Les États-Unis et l’Union Européenne s’aligneront à nouveau sur l’Accord de Paris… Ils prévoient tous deux une taxe d’ajustement aux frontières sur le carbone afin d’exclure de leurs marchés les contrevenants de « Paris », une politique qui a été considérée – ce qui est révélateur – comme une guerre économique par les responsables chinois au début de l’année.
Biden déclare que son objectif est de mettre au pas les « hors-la-loi économiques mondiaux ». Presque du même souffle, il affirme que l’objectif de la taxe frontalière est de « tenir la Chine pour responsable ». »
Et au Moyen-Orient, quiconque espère un assouplissement de la politique US envers l’Iran ou un retour à des alliances multilatérales, si Biden gagne, place peut-être trop d’espoir dans la capacité de Bernie ou de « The Squad » à atténuer les arêtes vives du Consensus de Washington. C’est trop évident : les néoconservateurs du « Consensus de Washington » sont beaucoup plus « rouges dans leurs dents et leurs griffes » que les membres de la Bernie-Squad. Et tous les premiers se sont engagés à maintenir, voire à étendre, l’empreinte de des Etats-Unis au Moyen-Orient. Ce sera naturellement unilatéral, plutôt que multilatéral.
Et donc, en fin de compte : Alors que les élections de novembre étaient auparavant perçues comme un référendum sur Trump, les événements ont évolué. Les électeurs ont saisi une vérité importante : les troubles civils dans les villes des Etats-Unis d’Amérique ne sont pas une « question secondaire ».

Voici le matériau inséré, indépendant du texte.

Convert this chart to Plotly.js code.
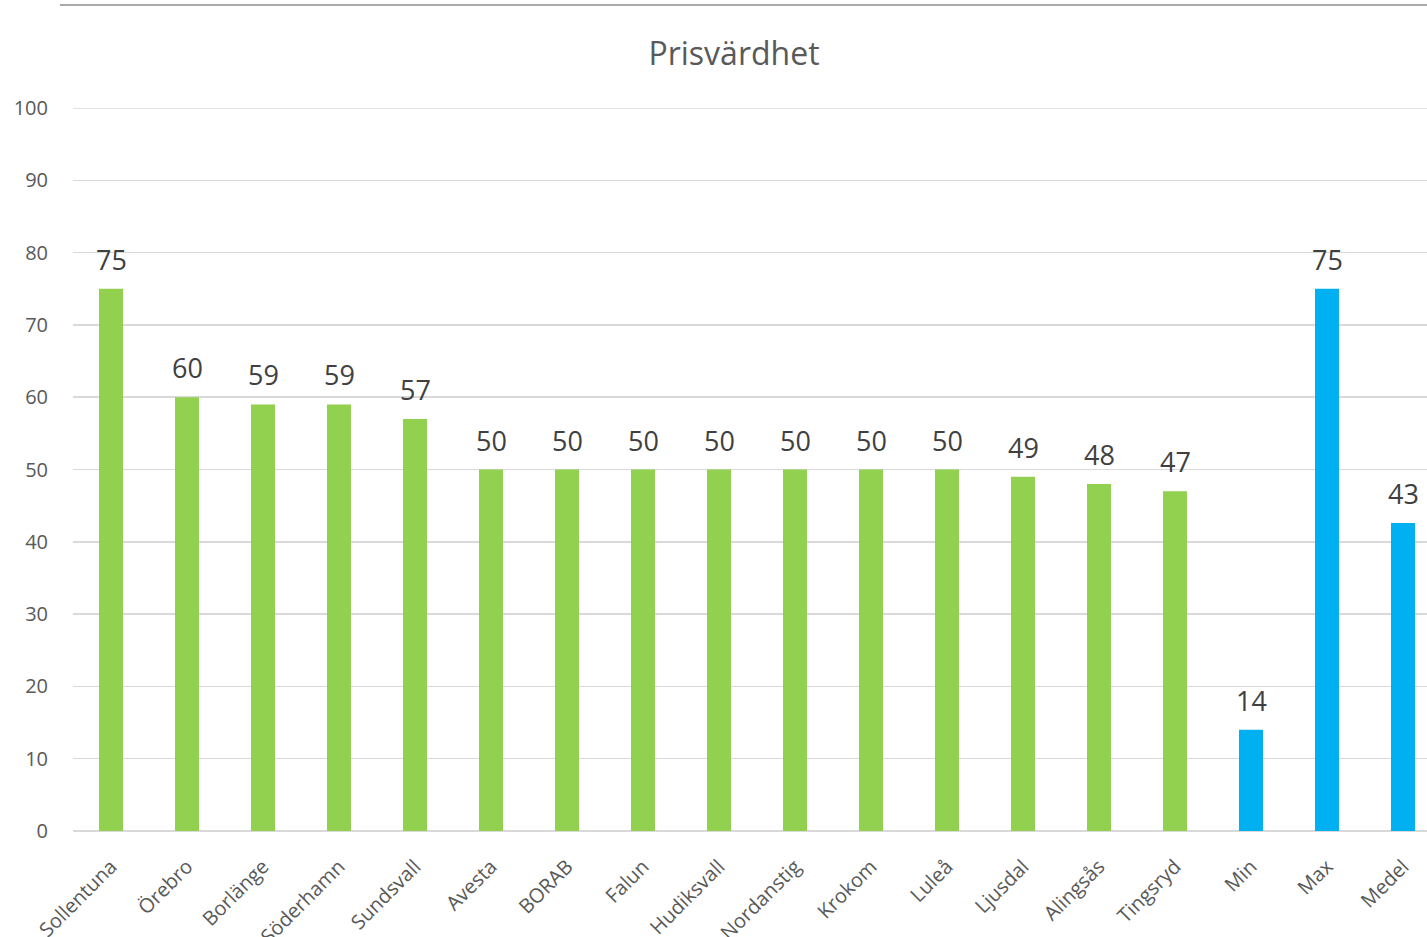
<!DOCTYPE html>
<html>
<head>
<meta charset="utf-8">
<script src="https://cdn.plot.ly/plotly-3.0.1.min.js"></script>
<style>
html,body{margin:0;padding:0;overflow:hidden;background:#fff;width:1427px;height:937px;}
#chart{width:1460px;height:937px;}
</style>
</head>
<body>
<div id="chart"></div>
<script>
const categories = ["Sollentuna","Örebro","Borlänge","Söderhamn","Sundsvall","Avesta","BORAB","Falun","Hudiksvall","Nordanstig","Krokom","Luleå","Ljusdal","Alingsås","Tingsryd","Min","Max","Medel"];
const values = [75,60,59,59,57,50,50,50,50,50,50,50,49,48,47,14,75,42.6];
const summaryLabels = ["Min","Max","Medel"];
const green = "#92d050";
const blue = "#00b0f0";
const colors = categories.map(c => summaryLabels.includes(c) ? blue : green);

const font = "'Open Sans', 'Noto Sans', sans-serif";
const plotLeft = 73, plotRight = 1441, plotTop = 108, plotBottom = 831;
const W = 1460, H = 937;

const trace = {
  type: "bar",
  x: categories,
  y: values,
  marker: {color: colors},
  hoverinfo: "x+y"
};

const labels = categories.map((c, i) => ({
  x: c, y: values[i], xref: "x", yref: "y",
  text: Math.round(values[i]).toString(),
  showarrow: false, yanchor: "bottom", yshift: 9,
  font: {family: font, size: 27, color: "#404040"}
}));

const layout = {
  width: W, height: H,
  margin: {l: plotLeft, r: W - plotRight, t: plotTop, b: H - plotBottom, pad: 0},
  paper_bgcolor: "#fff", plot_bgcolor: "#fff",
  bargap: 0.684,
  showlegend: false,
  title: {text: "Prisvärdhet", font: {family: font, size: 32, color: "#595959"}, x: 734/W, xanchor: "center", y: 1 - 54/H, yanchor: "middle"},
  xaxis: {
    type: "category",
    tickangle: -45,
    tickfont: {family: font, size: 20, color: "#595959"},
    showgrid: false, showline: false, zeroline: false,
    ticks: "outside", ticklen: 15, tickcolor: "rgba(0,0,0,0)",
    automargin: false
  },
  yaxis: {
    range: [0, 100],
    dtick: 10,
    tick0: 0,
    gridcolor: "#d9d9d9", gridwidth: 1.5,
    zeroline: true, zerolinecolor: "#d9d9d9", zerolinewidth: 1.5,
    showline: false,
    ticks: "outside", ticklen: 20, tickcolor: "rgba(0,0,0,0)",
    tickfont: {family: font, size: 20, color: "#595959"},
    automargin: false
  },
  annotations: labels,
  shapes: [{
    type: "line", xref: "paper", yref: "paper",
    x0: (60 - plotLeft) / (plotRight - plotLeft), x1: 1.05,
    y0: (plotBottom - 5) / (plotBottom - plotTop), y1: (plotBottom - 5) / (plotBottom - plotTop),
    line: {color: "#8c8c8c", width: 1.5}
  }, {
    type: "line", xref: "paper", yref: "y",
    x0: 0, x1: 1, y0: 100, y1: 100,
    line: {color: "#d9d9d9", width: 1.5},
    layer: "below"
  }]
};

Plotly.newPlot("chart", [trace], layout, {displayModeBar: false, staticPlot: true});
</script>
</body>
</html>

Elle est devenue le point de mire de tous les Etasuniens, quel que soit leur camp. Pour Trump, c’est une question risquée à exploiter, car elle se produit « sous sa surveillance ». Mais l’ordre public est déjà en jeu. Pour Biden, déchiré entre ses instincts personnels et une base politique qui veut littéralement défaire la police, le défi est sans doute bien plus grand.